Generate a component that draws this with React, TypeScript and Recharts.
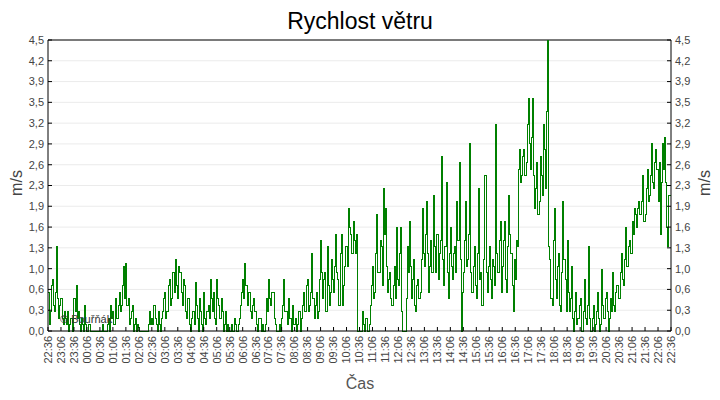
import React from 'react';
import {
  LineChart,
  Line,
  XAxis,
  YAxis,
  CartesianGrid,
  ReferenceLine,
} from 'recharts';

// wind speed in m/s, one reading every 2.5 minutes starting 22:36
const nightSpeeds = [
  0.6, 0.1, 0.3, 0.7, 0.8, 0.4, 0.3, 0.6, 1.3, 0.5, 0.2, 0.4,
  0.5, 0.2, 0.1, 0.3, 0.2, 0.1, 0.3, 0.0, 0.1, 0.2, 0.2, 0.0,
  0.5, 0.3, 0.7, 0.2, 0.3, 0.1, 0.0, 0.2, 0.1, 0.0, 0.4, 0.1,
  0.0, 0.1, 0.1, 0.0, 0.0, 0.0, 0.0, 0.0, 0.0, 0.0, 0.0, 0.0,
  0.0, 0.0, 0.1, 0.0, 0.0, 0.0, 0.0, 0.1, 0.2, 0.0, 0.4, 0.2,
  0.3, 0.1, 0.5, 0.2, 0.2, 0.4, 0.6, 0.3, 0.4, 0.7, 1.0, 0.5,
  1.05, 0.4, 0.5, 0.1, 0.2, 0.3, 0.4, 0.0, 0.1, 0.2, 0.0, 0.1,
  0.05, 0.0, 0.0, 0.0, 0.0, 0.0, 0.0, 0.0, 0.0, 0.1, 0.3, 0.1,
  0.2, 0.1, 0.4, 0.2, 0.1, 0.0, 0.3, 0.1, 0.0, 0.2, 0.3, 0.5,
  0.6, 0.2, 0.3, 0.7, 0.8, 0.4, 0.5, 0.9, 0.9, 0.6, 1.1, 0.7,
  0.5, 1.0, 0.9, 0.6, 0.4, 0.8, 0.7, 0.3, 0.2, 0.5, 0.5, 0.1,
  0.0, 0.2, 0.3, 0.1, 0.75, 0.4, 0.2, 0.0, 0.5, 0.3, 0.1, 0.0,
];
const morningSpeeds = [
  0.6, 0.2, 0.1, 0.3, 0.4, 0.2, 0.8, 0.5, 0.3, 0.6, 0.2, 0.1,
  0.8, 0.5, 0.4, 0.2, 0.5, 0.3, 0.0, 0.1, 0.3, 0.0, 0.1, 0.0,
  0.0, 0.0, 0.1, 0.0, 0.2, 0.1, 0.0, 0.0, 0.1, 0.2, 0.4, 0.6,
  0.8, 0.5, 1.05, 0.7, 0.4, 0.6, 0.6, 0.3, 0.2, 0.4, 0.5, 0.3,
  0.3, 0.1, 0.0, 0.2, 0.2, 0.0, 0.1, 0.0, 0.0, 0.1, 0.5, 0.3,
  0.8, 0.5, 0.4, 0.6, 0.6, 0.2, 0.1, 0.0, 0.0, 0.0, 0.1, 0.0,
  0.2, 0.4, 0.8, 0.3, 0.3, 0.1, 0.5, 0.2, 0.2, 0.0, 0.4, 0.1,
  0.1, 0.2, 0.0, 0.1, 0.3, 0.0, 0.2, 0.4, 0.6, 0.3, 0.3, 0.7,
  0.8, 0.3, 0.4, 0.6, 1.2, 0.5, 0.2, 0.4, 0.6, 0.2, 0.3, 0.8,
  1.4, 0.9, 0.5, 0.8, 0.9, 0.3, 1.3, 0.7, 0.4, 0.6, 1.1, 0.8,
  0.6, 1.0, 1.5, 0.9, 0.8, 0.4, 1.2, 1.5, 0.4, 0.7, 1.0, 1.3,
  1.3, 1.0, 1.9, 1.6, 1.5, 1.2, 1.7, 1.4, 1.2, 1.5, 0.0, 0.0,
];
const afternoonSpeeds = [
  0.0, 0.0, 0.0, 0.3, 0.1, 0.0, 0.2, 0.0, 0.0, 0.1, 0.4, 0.7,
  1.0, 0.5, 0.6, 1.2, 1.8, 0.9, 0.9, 1.4, 1.3, 0.7, 2.2, 1.5,
  1.9, 1.0, 0.6, 0.8, 0.9, 0.5, 0.4, 0.7, 1.0, 0.5, 1.6, 0.8,
  0.7, 1.2, 1.6, 0.3, 0.0, 0.0, 0.0, 0.5, 1.3, 0.9, 1.7, 1.0,
  0.5, 0.8, 1.1, 0.4, 0.3, 0.7, 0.8, 0.5, 0.6, 1.1, 1.9, 1.2,
  1.0, 1.5, 2.0, 1.2, 0.6, 1.0, 1.4, 0.9, 2.1, 1.3, 0.9, 1.5,
  1.5, 0.8, 1.2, 1.4, 2.7, 1.1, 0.7, 1.3, 2.3, 0.9, 0.5, 1.2,
  1.6, 1.0, 0.8, 1.2, 1.3, 0.9, 2.0, 1.4, 2.6, 1.1, 0.0, 0.6,
  0.9, 1.4, 2.0, 1.0, 1.1, 1.5, 2.9, 0.9, 0.6, 1.0, 1.3, 0.7,
  0.5, 1.2, 2.2, 0.8, 0.9, 0.4, 0.4, 1.1, 2.4, 0.9, 0.6, 1.0,
  1.3, 0.8, 0.5, 1.1, 1.0, 0.7, 3.2, 1.2, 0.9, 1.4, 1.7, 0.6,
  1.0, 1.4, 1.7, 0.8, 0.6, 1.3, 2.1, 1.5, 1.2, 0.7, 0.3, 1.1,
];
const eveningSpeeds = [
  0.8, 1.4, 1.3, 2.5, 2.8, 2.3, 2.4, 2.7, 2.8, 2.4, 2.6, 3.2,
  3.6, 2.9, 2.5, 3.0, 3.6, 2.4, 1.9, 2.2, 2.6, 1.8, 2.0, 2.7,
  2.4, 2.1, 3.2, 2.8, 2.2, 3.4, 4.5, 1.3, 1.1, 0.5, 0.4, 1.4,
  1.9, 0.8, 0.5, 1.0, 1.2, 0.4, 0.3, 0.9, 2.0, 1.1, 0.8, 0.3,
  1.4, 0.6, 0.3, 0.5, 1.0, 0.2, 0.0, 0.3, 0.6, 0.1, 0.2, 0.4,
  0.5, 0.0, 0.0, 0.3, 0.8, 0.2, 0.1, 0.4, 1.3, 0.2, 0.0, 0.2,
  0.4, 0.0, 0.1, 0.3, 0.6, 0.2, 0.0, 0.1, 0.95, 0.4, 0.2, 0.5,
  0.6, 0.3, 0.0, 0.2, 0.5, 0.3, 0.9, 0.4, 0.3, 0.6, 0.7, 0.5,
  0.5, 0.9, 1.2, 0.8, 0.7, 1.1, 1.6, 1.0, 1.0, 1.3, 1.4, 1.2,
  1.7, 1.5, 1.9, 1.8, 1.6, 1.9, 2.0, 1.8, 1.8, 2.0, 2.4, 1.7,
  1.8, 2.2, 2.5, 2.0, 2.1, 2.4, 2.9, 2.3, 2.2, 2.6, 2.8, 2.5,
  2.0, 2.6, 1.5, 2.3, 2.9, 2.5, 3.0, 2.3, 1.6, 1.3, 2.1, 2.1,
  2.1,
];

const timeLabels = [
  '22:36', '23:06', '23:36', '00:06', '00:36', '01:06', '01:36', '02:06',
  '02:36', '03:06', '03:36', '04:06', '04:36', '05:06', '05:36', '06:06',
  '06:36', '07:06', '07:36', '08:06', '08:36', '09:06', '09:36', '10:06',
  '10:36', '11:06', '11:36', '12:06', '12:36', '13:06', '13:36', '14:06',
  '14:36', '15:06', '15:36', '16:06', '16:36', '17:06', '17:36', '18:06',
  '18:36', '19:06', '19:36', '20:06', '20:36', '21:06', '21:36', '22:06',
  '22:36',
];

const yTicks = [
  0, 0.321, 0.643, 0.964, 1.286, 1.607, 1.929, 2.25, 2.571, 2.893, 3.214,
  3.536, 3.857, 4.179, 4.5,
];

const speeds = [...nightSpeeds, ...morningSpeeds, ...afternoonSpeeds, ...eveningSpeeds];
const data = speeds.map((v, i) => ({ t: i * 2.5, v }));
const xTicks = timeLabels.map((_, i) => i * 30);

const FONT = 'Arial, "Liberation Sans", sans-serif';

const fmtY = (v: number) => v.toFixed(1).replace('.', ',');

function TimeTick(props: any) {
  const { x, y, payload } = props;
  return (
    <text
      x={x}
      y={y}
      transform={`rotate(-90, ${x}, ${y})`}
      textAnchor="end"
      dy="0.35em"
      fontSize={11}
      fontFamily={FONT}
      fill="#444"
    >
      {timeLabels[Math.round(payload.value / 30)]}
    </text>
  );
}

const yTickStyle = { fontSize: 11, fill: '#444', fontFamily: FONT };

export default function App() {
  return (
    <div style={{ position: 'absolute', left: 0, top: 0, width: 720, height: 400, background: '#fff', fontFamily: FONT }}>
      <LineChart width={720} height={400} data={data} margin={{ top: 40, right: 9, left: 8, bottom: 9 }}>
        <CartesianGrid horizontal vertical={false} stroke="#ebebeb" yAxisId="left" />
        <XAxis
          dataKey="t"
          type="number"
          domain={[0, 1440]}
          ticks={xTicks}
          interval={0}
          height={60}
          stroke="#000"
          tickSize={-4}
          tickMargin={9}
          tick={<TimeTick />}
        />
        <YAxis
          yAxisId="left"
          domain={[0, 4.5]}
          ticks={yTicks}
          interval={0}
          width={40}
          stroke="#000"
          tickSize={-4}
          tickMargin={8}
          tickFormatter={fmtY}
          tick={yTickStyle}
        />
        <YAxis
          yAxisId="right"
          orientation="right"
          domain={[0, 4.5]}
          ticks={yTicks}
          interval={0}
          width={40}
          stroke="#000"
          tickSize={-4}
          tickMargin={8}
          tickFormatter={fmtY}
          tick={yTickStyle}
        />
        <ReferenceLine yAxisId="left" y={4.5} stroke="#000" />
        {/* same series on the right scale, kept invisible so the right axis gets its ticks */}
        <Line
          yAxisId="right"
          type="stepAfter"
          dataKey="v"
          stroke="none"
          dot={false}
          activeDot={false}
          legendType="none"
          isAnimationActive={false}
        />
        <Line
          yAxisId="left"
          type="stepAfter"
          dataKey="v"
          stroke="#008000"
          strokeWidth={1}
          shapeRendering="crispEdges"
          dot={false}
          isAnimationActive={false}
        />
      </LineChart>
      <div style={{ position: 'absolute', left: 0, top: 8, width: 720, textAlign: 'center', fontSize: 23, color: '#000' }}>
        Rychlost větru
      </div>
      <div style={{ position: 'absolute', left: 60, top: 313, fontSize: 11, color: '#333' }}>© Bouřňák</div>
      <div style={{ position: 'absolute', left: 0, top: 375, width: 720, textAlign: 'center', fontSize: 16, color: '#555' }}>
        Čas
      </div>
      <div style={{ position: 'absolute', left: 17, top: 183, transform: 'translate(-50%, -50%) rotate(-90deg)', fontSize: 16, color: '#444', whiteSpace: 'nowrap' }}>
        m/s
      </div>
      <div style={{ position: 'absolute', left: 705, top: 183, transform: 'translate(-50%, -50%) rotate(-90deg)', fontSize: 16, color: '#444', whiteSpace: 'nowrap' }}>
        m/s
      </div>
    </div>
  );
}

___

Direction:
From the listing above, copy out each line where the word "React" appears.

Finished task:
Generate a component that draws this with React, TypeScript and Recharts.
import React from 'react';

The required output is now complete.